_Exercise task_: Report how many lines contain "this". The answer is a single number.

---------------

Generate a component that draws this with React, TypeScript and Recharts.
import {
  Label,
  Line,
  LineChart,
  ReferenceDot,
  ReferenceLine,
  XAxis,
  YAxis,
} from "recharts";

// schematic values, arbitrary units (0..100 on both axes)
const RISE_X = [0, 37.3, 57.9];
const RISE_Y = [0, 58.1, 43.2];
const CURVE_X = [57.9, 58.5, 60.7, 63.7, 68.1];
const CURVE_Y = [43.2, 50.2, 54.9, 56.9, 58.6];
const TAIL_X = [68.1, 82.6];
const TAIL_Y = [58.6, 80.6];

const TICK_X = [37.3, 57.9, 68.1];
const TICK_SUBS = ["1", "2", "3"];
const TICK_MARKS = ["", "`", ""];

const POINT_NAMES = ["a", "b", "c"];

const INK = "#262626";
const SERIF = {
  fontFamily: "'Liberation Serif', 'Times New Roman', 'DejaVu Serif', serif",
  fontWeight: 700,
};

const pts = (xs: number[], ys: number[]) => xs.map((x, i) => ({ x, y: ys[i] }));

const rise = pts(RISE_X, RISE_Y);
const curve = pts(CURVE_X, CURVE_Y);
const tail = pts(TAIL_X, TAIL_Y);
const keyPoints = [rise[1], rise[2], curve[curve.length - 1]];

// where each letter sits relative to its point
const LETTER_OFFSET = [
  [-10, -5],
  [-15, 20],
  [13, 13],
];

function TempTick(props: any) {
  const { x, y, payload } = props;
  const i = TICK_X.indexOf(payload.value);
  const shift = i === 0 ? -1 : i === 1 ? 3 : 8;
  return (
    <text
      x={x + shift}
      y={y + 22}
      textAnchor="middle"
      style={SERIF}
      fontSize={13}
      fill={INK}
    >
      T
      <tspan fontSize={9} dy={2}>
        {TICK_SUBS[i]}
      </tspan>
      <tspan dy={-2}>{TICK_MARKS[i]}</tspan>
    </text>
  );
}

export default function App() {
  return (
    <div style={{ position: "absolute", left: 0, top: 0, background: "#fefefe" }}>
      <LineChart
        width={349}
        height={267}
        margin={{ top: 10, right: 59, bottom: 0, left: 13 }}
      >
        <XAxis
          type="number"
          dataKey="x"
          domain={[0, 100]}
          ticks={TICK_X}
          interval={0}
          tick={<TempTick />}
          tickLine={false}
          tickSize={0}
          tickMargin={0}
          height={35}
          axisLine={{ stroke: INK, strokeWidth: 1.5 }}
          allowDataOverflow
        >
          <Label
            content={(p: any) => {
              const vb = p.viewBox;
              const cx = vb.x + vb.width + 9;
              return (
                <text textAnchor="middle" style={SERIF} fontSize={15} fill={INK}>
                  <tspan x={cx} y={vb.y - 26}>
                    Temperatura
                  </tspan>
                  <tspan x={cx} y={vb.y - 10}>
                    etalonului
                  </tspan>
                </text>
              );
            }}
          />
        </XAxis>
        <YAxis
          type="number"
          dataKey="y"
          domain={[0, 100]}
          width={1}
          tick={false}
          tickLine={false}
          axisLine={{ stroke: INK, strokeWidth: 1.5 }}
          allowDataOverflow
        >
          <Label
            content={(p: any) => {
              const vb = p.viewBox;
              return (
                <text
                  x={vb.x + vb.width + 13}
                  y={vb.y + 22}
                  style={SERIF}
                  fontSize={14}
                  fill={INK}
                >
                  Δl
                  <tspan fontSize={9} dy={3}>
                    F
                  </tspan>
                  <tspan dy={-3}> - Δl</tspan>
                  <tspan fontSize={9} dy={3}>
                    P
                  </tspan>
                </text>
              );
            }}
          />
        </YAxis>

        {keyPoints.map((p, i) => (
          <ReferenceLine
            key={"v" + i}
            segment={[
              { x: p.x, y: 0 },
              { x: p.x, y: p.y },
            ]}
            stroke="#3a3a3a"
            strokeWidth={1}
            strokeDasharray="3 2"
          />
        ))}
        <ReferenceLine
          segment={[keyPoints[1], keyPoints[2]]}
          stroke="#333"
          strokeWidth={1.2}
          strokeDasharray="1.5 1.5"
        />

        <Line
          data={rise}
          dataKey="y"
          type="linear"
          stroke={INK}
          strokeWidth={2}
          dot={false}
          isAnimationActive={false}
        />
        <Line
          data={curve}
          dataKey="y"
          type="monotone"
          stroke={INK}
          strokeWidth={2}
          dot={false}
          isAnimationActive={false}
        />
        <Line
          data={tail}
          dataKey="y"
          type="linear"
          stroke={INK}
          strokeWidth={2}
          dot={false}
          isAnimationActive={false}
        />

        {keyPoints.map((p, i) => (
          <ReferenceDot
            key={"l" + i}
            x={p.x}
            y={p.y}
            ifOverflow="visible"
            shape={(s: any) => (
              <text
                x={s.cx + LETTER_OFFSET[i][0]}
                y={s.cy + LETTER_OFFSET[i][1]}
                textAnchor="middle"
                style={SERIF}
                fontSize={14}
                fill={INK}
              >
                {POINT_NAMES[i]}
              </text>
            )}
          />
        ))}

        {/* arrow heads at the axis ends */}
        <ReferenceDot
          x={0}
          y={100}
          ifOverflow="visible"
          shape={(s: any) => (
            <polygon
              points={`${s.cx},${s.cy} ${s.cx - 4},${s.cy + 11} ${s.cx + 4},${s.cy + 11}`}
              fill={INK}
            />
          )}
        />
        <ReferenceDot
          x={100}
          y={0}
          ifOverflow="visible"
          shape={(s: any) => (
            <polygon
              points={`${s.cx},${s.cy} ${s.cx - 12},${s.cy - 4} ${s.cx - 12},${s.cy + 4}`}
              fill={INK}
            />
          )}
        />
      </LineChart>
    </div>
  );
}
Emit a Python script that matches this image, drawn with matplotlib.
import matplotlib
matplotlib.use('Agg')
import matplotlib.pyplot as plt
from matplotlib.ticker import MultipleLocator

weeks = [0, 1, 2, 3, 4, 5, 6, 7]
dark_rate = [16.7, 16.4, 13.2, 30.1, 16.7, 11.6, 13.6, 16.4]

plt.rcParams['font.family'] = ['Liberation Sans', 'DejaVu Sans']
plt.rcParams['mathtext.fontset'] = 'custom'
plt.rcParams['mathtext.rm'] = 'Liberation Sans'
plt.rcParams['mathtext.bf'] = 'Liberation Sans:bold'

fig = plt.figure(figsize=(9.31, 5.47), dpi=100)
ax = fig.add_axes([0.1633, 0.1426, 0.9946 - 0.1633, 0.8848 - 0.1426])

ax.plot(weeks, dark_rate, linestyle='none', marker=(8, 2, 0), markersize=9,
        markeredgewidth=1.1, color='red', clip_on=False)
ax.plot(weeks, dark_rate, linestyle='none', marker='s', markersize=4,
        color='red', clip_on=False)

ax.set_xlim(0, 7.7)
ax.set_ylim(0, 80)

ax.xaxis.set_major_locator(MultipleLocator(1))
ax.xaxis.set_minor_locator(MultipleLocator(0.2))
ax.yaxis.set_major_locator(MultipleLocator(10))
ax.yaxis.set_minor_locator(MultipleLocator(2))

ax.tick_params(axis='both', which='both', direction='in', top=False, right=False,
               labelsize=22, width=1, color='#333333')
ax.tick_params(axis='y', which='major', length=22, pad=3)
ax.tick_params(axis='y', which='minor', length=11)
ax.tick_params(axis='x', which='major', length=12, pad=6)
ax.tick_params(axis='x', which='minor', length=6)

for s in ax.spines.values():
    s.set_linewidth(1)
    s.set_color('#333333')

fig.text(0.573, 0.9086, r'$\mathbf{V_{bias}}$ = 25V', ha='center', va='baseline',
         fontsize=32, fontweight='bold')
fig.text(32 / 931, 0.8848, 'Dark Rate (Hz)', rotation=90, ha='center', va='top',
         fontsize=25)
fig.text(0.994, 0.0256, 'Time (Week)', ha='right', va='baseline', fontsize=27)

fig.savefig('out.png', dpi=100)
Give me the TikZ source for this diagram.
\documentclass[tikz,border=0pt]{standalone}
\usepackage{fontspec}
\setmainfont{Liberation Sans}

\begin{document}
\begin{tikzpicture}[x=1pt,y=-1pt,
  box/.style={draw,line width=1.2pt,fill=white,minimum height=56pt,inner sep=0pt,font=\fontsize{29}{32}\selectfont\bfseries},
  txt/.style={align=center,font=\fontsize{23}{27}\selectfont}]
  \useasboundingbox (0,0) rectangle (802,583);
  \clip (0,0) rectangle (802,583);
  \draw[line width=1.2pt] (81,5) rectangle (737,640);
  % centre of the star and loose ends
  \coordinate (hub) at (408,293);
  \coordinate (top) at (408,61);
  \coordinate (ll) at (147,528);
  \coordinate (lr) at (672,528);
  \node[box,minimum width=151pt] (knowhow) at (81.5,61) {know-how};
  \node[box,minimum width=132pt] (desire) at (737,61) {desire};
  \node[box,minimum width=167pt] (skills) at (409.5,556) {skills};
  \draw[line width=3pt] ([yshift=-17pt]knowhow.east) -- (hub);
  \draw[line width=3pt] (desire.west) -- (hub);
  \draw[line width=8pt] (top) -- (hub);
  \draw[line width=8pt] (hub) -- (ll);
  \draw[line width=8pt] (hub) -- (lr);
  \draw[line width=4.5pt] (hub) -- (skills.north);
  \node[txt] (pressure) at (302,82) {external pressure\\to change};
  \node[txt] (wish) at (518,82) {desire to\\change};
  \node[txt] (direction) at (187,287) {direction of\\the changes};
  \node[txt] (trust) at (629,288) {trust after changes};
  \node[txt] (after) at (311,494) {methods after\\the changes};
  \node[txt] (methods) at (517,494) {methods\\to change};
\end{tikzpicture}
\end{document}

---------------

_Exercise response_: 3